These days, trips down memory lane are a frightening experience. I am now that older person who reminisces about how things used to be. Today I had lunch with my Dad and Brother is a tea shop in Newport which was once a bookshop where I had a Saturday job when I was at school. We dined in the small side room that once housed children’s books.

I loved that job. I’d do the stock take in the morning, unpack the week’s deliveries and take great delight ringing people to tell them the books they had ordered had finally arrived. By lunch time I’d take over serving customers and in quiet moments would pull up a stool and browse through new books. It was gut wrenching to be made redundant because they had taken on someone on a youth training scheme and didn’t need us both. I secretly hoped that the ghost that inhabited the Tudor Building would frighten her away.

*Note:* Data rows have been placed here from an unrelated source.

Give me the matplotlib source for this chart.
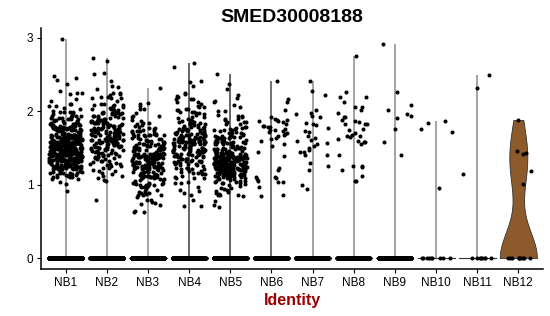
import numpy as np
import matplotlib
matplotlib.use("Agg")
import matplotlib.pyplot as plt

plt.rcParams['font.family'] = ['Liberation Sans', 'DejaVu Sans']

# ---------------- data ----------------
clusters = ["NB1", "NB2", "NB3", "NB4", "NB5", "NB6",
            "NB7", "NB8", "NB9", "NB10", "NB11", "NB12"]
title = "SMED30008188"
x_label = "Identity"
y_ticks = [0, 1, 2, 3]

# dense clusters: counts of non-zero cells per 0.1 bin (0.6 .. 2.3) + explicit outliers
bin_edges = [0.6, 0.7, 0.8, 0.9, 1.0, 1.1, 1.2, 1.3, 1.4, 1.5, 1.6,
             1.7, 1.8, 1.9, 2.0, 2.1, 2.2, 2.3]
NB1_counts = [0, 0, 0, 1, 5, 20, 45, 60, 70, 60, 45, 30, 20, 15, 6, 3, 3]
NB2_counts = [0, 1, 0, 0, 3, 6, 10, 14, 20, 25, 30, 30, 25, 18, 12, 8, 5]
NB3_counts = [3, 6, 8, 12, 16, 25, 35, 40, 30, 22, 18, 12, 6, 4, 4, 1, 0]
NB4_counts = [0, 3, 2, 3, 6, 10, 14, 22, 30, 32, 28, 20, 14, 10, 8, 6, 3]
NB5_counts = [0, 3, 6, 8, 15, 40, 65, 55, 35, 22, 18, 14, 8, 5, 3, 3, 1]
NB1_extra = [2.98, 2.48, 2.45, 2.43, 2.37, 2.25]
NB2_extra = [2.72, 2.68, 2.52, 2.50, 2.41, 2.35, 2.33]
NB3_extra = [2.32]
NB4_extra = [2.66, 2.60, 2.41, 2.40, 2.35]
NB5_extra = [2.50, 2.37, 2.30]

# sparse clusters: individual non-zero values
NB6_values = [2.41, 2.17, 2.12, 2.01, 1.92, 1.89, 1.88, 1.88, 1.87, 1.86, 1.85,
              1.82, 1.80, 1.80, 1.79, 1.78, 1.76, 1.75, 1.75, 1.73, 1.72, 1.70,
              1.69, 1.68, 1.66, 1.64, 1.62, 1.60, 1.56, 1.52, 1.45, 1.39, 1.23,
              1.20, 1.11, 1.11, 1.09, 1.07, 1.05, 1.03, 1.03, 0.97, 0.86, 0.84]
NB7_values = [2.41, 2.27, 2.22, 2.01, 1.98, 1.96, 1.94, 1.92, 1.84, 1.83, 1.81,
              1.77, 1.73, 1.71, 1.66, 1.64, 1.61, 1.59, 1.57, 1.55, 1.52, 1.50,
              1.47, 1.45, 1.44, 1.40, 1.40, 1.30, 1.26, 1.20, 0.99, 0.94]
NB8_values = [2.75, 2.26, 2.20, 2.20, 2.13, 2.06, 2.06, 2.02, 1.97, 1.92, 1.92,
              1.88, 1.86, 1.85, 1.83, 1.83, 1.82, 1.76, 1.74, 1.70, 1.68, 1.66,
              1.66, 1.65, 1.62, 1.60, 1.58, 1.58, 1.56, 1.40, 1.26, 1.25, 1.24,
              1.20, 1.12, 1.05, 1.05]
NB9_values = [2.92, 2.26, 2.08, 2.01, 1.96, 1.94, 1.91, 1.76, 1.58, 1.40]
NB10_values = [1.87, 1.84, 1.76, 1.72, 0.95]
NB11_values = [2.49, 2.31, 1.15]
NB12_values = [1.88, 1.46, 1.43, 1.42, 1.19, 1.01]

# number of cells with zero expression per cluster
zero_counts = [900, 800, 800, 750, 800, 350, 350, 300, 250, 9, 8, 10]

# ---------------- styles ----------------
violin_line_colors = ["#8a8a8a", "#8a8a8a", "#8a8a8a", "#3c3c3c", "#3c3c3c", "#4a4a4a",
                      "#8a8a8a", "#8a8a8a", "#8a8a8a", "#8a8a8a", "#8a8a8a", "#8a8a8a"]
nb12_fill = "#8C5A2B"
label_red = "#9B0000"


def hashu(idx, seed):
    """deterministic scatter in [0, 1) used for the jitter only"""
    v = np.sin(np.asarray(idx, dtype=float) * 12.9898 + seed * 78.233) * 43758.5453
    return v - np.floor(v)


def expand_bins(counts, extra, seed):
    vals = []
    k = 0
    for i, c in enumerate(counts):
        lo, hi = bin_edges[i], bin_edges[i + 1]
        for _ in range(c):
            vals.append(lo + float(hashu(k, seed + 101)) * (hi - lo))
            k += 1
    return vals + list(extra)


nonzero = [
    expand_bins(NB1_counts, NB1_extra, 1),
    expand_bins(NB2_counts, NB2_extra, 2),
    expand_bins(NB3_counts, NB3_extra, 3),
    expand_bins(NB4_counts, NB4_extra, 4),
    expand_bins(NB5_counts, NB5_extra, 5),
    NB6_values, NB7_values, NB8_values, NB9_values,
    NB10_values, NB11_values, NB12_values,
]
data = [np.array([0.0] * z + list(v)) for z, v in zip(zero_counts, nonzero)]


def bw_nrd0(x):
    hi = np.std(x, ddof=1)
    q75, q25 = np.percentile(x, [75, 25])
    lo = min(hi, (q75 - q25) / 1.34)
    if lo == 0:
        lo = hi
    return 0.9 * lo * len(x) ** (-0.2)


# ---------------- figure ----------------
fig = plt.figure(figsize=(5.5, 3.16), dpi=100)
ax = fig.add_axes([41 / 550, 1 - 269 / 316, (543 - 41) / 550, (269 - 28.3) / 316])

positions = np.arange(1, len(clusters) + 1)
half = 0.45
jit = 0.4

for i, (pos, vals) in enumerate(zip(positions, data)):
    vmax = vals.max()
    if i == len(clusters) - 1:
        # real violin (scale = width, trimmed)
        bw = bw_nrd0(vals)
        grid = np.linspace(vals.min(), vmax, 300)
        dens = np.exp(-0.5 * ((grid[:, None] - vals[None, :]) / bw) ** 2).sum(axis=1)
        w = half * dens / dens.max()
        ax.fill_betweenx(grid, pos - w, pos + w, facecolor=nb12_fill,
                         edgecolor="#333333", linewidth=0.6, zorder=1)
    else:
        ax.plot([pos, pos], [0, vmax], color=violin_line_colors[i], lw=1.1,
                solid_capstyle="butt", zorder=1)
        ax.plot([pos - half, pos + half], [0, 0], color="#333333", lw=0.8, zorder=1)
    n = len(vals)
    xs = pos + 2 * jit * (hashu(np.arange(n), i + 17) - 0.5)
    ax.scatter(xs, vals, s=8.5, c="black", linewidths=0, zorder=2)

ymax = max(d.max() for d in data)
ax.set_xlim(0.4, len(clusters) + 0.6)
ax.set_ylim(-0.05 * ymax, ymax * 1.05)
ax.set_xticks(positions)
ax.set_xticklabels(clusters)
ax.set_yticks(y_ticks)
ax.tick_params(axis="both", labelsize=8.5, length=3, width=0.8, pad=2.5,
               colors="black")
for s in ["top", "right"]:
    ax.spines[s].set_visible(False)
for s in ["left", "bottom"]:
    ax.spines[s].set_linewidth(1.1)

ax.set_title(title, fontsize=14, fontweight="bold", pad=4.5)
ax.set_xlabel(x_label, fontsize=11.5, fontweight="bold", color=label_red, labelpad=3)

fig.savefig("out.png", dpi=100)
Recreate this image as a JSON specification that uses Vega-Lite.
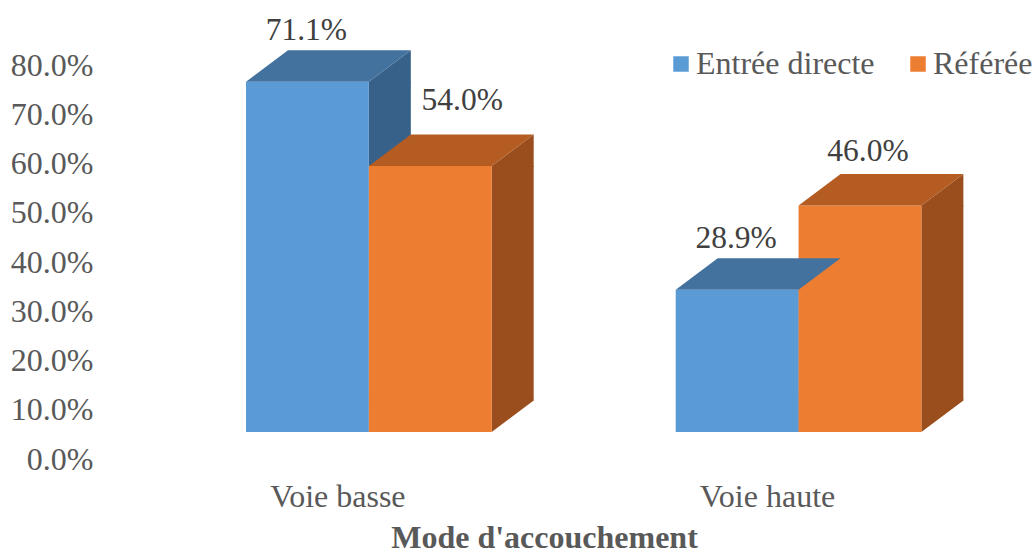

It’s a bit ghostly to revisit places and they be so familiar yet not. Things seem new but still as they were.

Ancient lanes I cruised through during my teenage years are now woven with new by-pass roads. Old properties now crowded in by new builds. Trees planted 3o plus years ago in our old front garden are now towering specimens.

I suspect that if my mum had not been laid to rest in the local village church I’ve never had returned to the area after my Dad moved away. I like these little visits as a family, brings back happy memories and I get a chance to pay a special compliment to my mum. A spot of clothes shopping in a little boutique in Newport, something my mum and I used to enjoy. Or at least that’s my retail therapy excuse.